Louis C.K. is one of those overnight success stories that took 20 years. These days, the American comedian takes the stage to standing ovations in packed theatres and can gross millions of dollars by selling stand-up specials through his own website. Before that, though, he spent more than two decades slogging it out in American comedy clubs.
It's the same with his television success. The uncomfortable, unflinching Louie has been a well-earned triumph, C.K. getting an Emmy for his writing, an Emmy nomination for his directing, and back-to-back nominations for his acting. But he'd done the groundwork and had the setbacks - in the 1990s, he was beavering away writing for David Letterman, Conan O'Brien and Chris Rock; in 2006, HBO dumped his first comedy series, Lucky Louie, without screening the last episode.
So it should be no surprise that Louie - which C.K. writes, directs and edits, as well as stars in - is so accomplished in its own darkly idiosyncratic way. Or that, given some of C.K.'s disappointments in previous projects, he retains creative control so tightly and completely. For the most part, that control works wonderfully. Louie, in which C.K. plays himself in a fictionalised and often surreal version of his own life, is a distinctive delight. At other times, though, it can seem a bit self-indulgent and meander to no apparent purpose. I'm still not sure what to think about the three-episode arc that reaches its conclusion tonight - it could easily have been dealt with in two episodes. But then again, everything that happens in Louie's life is an agonisingly protracted ordeal.

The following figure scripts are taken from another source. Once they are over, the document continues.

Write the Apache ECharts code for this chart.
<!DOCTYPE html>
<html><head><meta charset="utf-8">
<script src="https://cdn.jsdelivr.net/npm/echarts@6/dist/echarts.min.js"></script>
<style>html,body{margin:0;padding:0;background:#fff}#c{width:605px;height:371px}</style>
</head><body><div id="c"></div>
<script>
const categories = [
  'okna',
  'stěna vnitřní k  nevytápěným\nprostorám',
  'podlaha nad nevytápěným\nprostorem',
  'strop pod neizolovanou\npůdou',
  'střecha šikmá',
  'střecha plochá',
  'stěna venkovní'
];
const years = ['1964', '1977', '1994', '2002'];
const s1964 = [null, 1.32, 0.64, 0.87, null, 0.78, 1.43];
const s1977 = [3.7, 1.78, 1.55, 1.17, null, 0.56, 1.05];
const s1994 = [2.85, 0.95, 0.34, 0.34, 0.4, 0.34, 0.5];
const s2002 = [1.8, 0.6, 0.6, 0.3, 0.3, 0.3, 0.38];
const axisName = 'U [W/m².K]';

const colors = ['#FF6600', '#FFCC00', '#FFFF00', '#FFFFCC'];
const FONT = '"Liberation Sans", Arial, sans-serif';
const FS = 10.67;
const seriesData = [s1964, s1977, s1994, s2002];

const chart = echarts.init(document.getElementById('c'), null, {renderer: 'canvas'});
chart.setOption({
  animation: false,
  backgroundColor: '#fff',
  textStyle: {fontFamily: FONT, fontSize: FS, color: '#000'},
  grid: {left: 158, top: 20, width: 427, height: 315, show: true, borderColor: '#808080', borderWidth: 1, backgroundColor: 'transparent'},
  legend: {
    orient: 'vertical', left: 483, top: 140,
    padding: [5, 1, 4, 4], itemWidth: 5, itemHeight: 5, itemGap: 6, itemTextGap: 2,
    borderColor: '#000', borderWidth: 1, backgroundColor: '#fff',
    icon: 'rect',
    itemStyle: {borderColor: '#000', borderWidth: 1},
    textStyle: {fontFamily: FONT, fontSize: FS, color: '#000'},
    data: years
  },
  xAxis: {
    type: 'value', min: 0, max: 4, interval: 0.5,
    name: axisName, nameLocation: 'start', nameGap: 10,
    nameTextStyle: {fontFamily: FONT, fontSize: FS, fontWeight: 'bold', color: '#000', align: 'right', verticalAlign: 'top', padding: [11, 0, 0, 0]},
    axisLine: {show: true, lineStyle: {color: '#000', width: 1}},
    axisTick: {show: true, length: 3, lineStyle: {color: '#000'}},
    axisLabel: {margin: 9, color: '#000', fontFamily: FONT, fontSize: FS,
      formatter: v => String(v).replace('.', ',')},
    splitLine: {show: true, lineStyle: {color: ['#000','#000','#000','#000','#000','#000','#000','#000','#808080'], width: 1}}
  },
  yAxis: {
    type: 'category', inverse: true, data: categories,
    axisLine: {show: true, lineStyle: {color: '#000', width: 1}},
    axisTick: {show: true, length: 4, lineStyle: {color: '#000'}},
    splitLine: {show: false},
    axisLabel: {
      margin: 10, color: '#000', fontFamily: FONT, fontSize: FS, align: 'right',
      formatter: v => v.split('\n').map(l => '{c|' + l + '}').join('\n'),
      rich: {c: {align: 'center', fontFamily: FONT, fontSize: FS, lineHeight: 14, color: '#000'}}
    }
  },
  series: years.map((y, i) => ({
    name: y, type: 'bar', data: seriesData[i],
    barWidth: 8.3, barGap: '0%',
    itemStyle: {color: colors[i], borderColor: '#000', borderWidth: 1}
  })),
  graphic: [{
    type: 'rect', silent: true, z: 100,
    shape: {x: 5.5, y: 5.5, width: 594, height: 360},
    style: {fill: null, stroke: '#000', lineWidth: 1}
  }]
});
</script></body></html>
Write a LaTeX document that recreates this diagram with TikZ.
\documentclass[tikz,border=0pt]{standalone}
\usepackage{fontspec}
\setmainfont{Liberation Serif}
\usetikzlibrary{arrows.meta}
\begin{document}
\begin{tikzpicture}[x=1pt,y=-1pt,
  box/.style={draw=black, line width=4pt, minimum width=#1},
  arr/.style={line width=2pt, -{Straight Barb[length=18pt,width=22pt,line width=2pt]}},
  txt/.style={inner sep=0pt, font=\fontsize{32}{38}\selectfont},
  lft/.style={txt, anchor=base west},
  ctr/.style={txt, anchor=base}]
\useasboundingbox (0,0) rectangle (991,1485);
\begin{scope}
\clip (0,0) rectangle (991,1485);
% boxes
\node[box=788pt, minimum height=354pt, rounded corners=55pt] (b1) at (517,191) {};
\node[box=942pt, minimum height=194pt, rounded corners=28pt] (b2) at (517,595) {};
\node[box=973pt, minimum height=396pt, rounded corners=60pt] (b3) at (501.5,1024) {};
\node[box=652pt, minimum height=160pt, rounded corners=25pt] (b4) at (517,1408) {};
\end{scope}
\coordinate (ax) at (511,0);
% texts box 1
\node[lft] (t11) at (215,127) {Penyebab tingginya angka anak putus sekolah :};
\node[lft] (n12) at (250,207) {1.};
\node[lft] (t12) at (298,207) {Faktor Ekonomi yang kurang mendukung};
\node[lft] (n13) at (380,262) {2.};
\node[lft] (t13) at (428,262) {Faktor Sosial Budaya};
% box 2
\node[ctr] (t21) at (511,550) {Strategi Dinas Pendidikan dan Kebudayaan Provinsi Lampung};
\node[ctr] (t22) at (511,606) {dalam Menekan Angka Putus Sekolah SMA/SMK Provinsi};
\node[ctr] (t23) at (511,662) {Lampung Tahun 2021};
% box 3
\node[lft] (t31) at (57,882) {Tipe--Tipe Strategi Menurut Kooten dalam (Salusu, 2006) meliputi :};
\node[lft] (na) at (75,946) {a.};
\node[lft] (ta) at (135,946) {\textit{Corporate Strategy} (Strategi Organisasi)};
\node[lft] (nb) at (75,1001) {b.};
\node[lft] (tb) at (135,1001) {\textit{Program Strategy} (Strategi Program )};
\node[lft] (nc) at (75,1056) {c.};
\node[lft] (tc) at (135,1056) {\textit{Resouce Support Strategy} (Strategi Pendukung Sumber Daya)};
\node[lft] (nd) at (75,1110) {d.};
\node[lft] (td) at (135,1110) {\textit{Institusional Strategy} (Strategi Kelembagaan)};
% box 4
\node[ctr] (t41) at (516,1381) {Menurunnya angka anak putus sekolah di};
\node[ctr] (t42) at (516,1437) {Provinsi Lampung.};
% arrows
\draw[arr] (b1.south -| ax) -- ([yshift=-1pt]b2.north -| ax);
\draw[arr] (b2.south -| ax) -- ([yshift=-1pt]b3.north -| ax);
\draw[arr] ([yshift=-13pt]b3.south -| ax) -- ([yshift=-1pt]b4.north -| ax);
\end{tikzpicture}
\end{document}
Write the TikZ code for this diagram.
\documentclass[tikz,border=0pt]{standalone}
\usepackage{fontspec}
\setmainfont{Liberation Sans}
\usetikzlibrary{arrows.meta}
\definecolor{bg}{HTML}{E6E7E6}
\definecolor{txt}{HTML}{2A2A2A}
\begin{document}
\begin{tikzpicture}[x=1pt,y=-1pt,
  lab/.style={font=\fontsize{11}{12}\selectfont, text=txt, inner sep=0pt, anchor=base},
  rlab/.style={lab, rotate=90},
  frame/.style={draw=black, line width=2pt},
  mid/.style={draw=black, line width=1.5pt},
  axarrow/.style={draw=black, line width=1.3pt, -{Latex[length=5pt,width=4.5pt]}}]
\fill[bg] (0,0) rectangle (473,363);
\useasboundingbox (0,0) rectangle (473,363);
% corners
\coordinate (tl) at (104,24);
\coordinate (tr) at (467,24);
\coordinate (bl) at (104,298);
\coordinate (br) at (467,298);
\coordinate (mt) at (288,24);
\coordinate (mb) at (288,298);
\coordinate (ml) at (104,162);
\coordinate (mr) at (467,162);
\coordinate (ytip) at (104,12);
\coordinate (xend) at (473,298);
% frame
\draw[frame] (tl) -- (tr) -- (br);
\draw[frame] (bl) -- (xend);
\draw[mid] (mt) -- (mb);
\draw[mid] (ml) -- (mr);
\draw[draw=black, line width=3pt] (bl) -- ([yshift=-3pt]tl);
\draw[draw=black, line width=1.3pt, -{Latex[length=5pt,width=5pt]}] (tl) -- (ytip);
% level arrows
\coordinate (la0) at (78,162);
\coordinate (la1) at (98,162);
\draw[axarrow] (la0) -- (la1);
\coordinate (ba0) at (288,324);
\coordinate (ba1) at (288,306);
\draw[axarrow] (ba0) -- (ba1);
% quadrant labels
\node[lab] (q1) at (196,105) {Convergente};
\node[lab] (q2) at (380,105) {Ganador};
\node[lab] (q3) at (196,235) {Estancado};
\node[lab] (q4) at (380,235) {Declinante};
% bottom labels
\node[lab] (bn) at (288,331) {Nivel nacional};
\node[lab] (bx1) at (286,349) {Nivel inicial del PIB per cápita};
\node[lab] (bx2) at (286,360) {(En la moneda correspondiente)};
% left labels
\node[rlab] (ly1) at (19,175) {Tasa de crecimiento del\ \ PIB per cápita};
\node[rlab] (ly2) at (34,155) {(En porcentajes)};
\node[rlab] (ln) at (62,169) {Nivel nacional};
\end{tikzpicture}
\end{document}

Warning, this clip contains some swears:
For the viewer, it hasn't helped that actual laughs have been few and far between, the accent having been on the pathos even more than usual. CBS has been auditioning Louie as a potential replacement for David Letterman, even though the job seems certain to go to Jerry Seinfeld.
The show-stealer again this week is David Lynch as Jack Dall, the strange, old-timey producer putting Louie through his paces ahead of the one-off show that will be his audition.
Dall is one of the strangest and most memorable characters C.K. has created, and the fact that it's, you know, David Lynch playing him ups the weirdness by a factor of 10.
Tonight's events begin in typically excruciating fashion for Louie. He crumples with self-loathing at the disapproval of his daughters (Hadley Delany and Ursula Parker) after he tells them that he won't be seeing as much of them if he gets the job. But, after enjoyable cameos by Seinfeld and Susan Sarandon, the episode ends on a surprisingly emotional note. Louie isn't always amazing, but it's always worth watching.
Louie screens on Tuesdays at 9pm on the Comedy channel.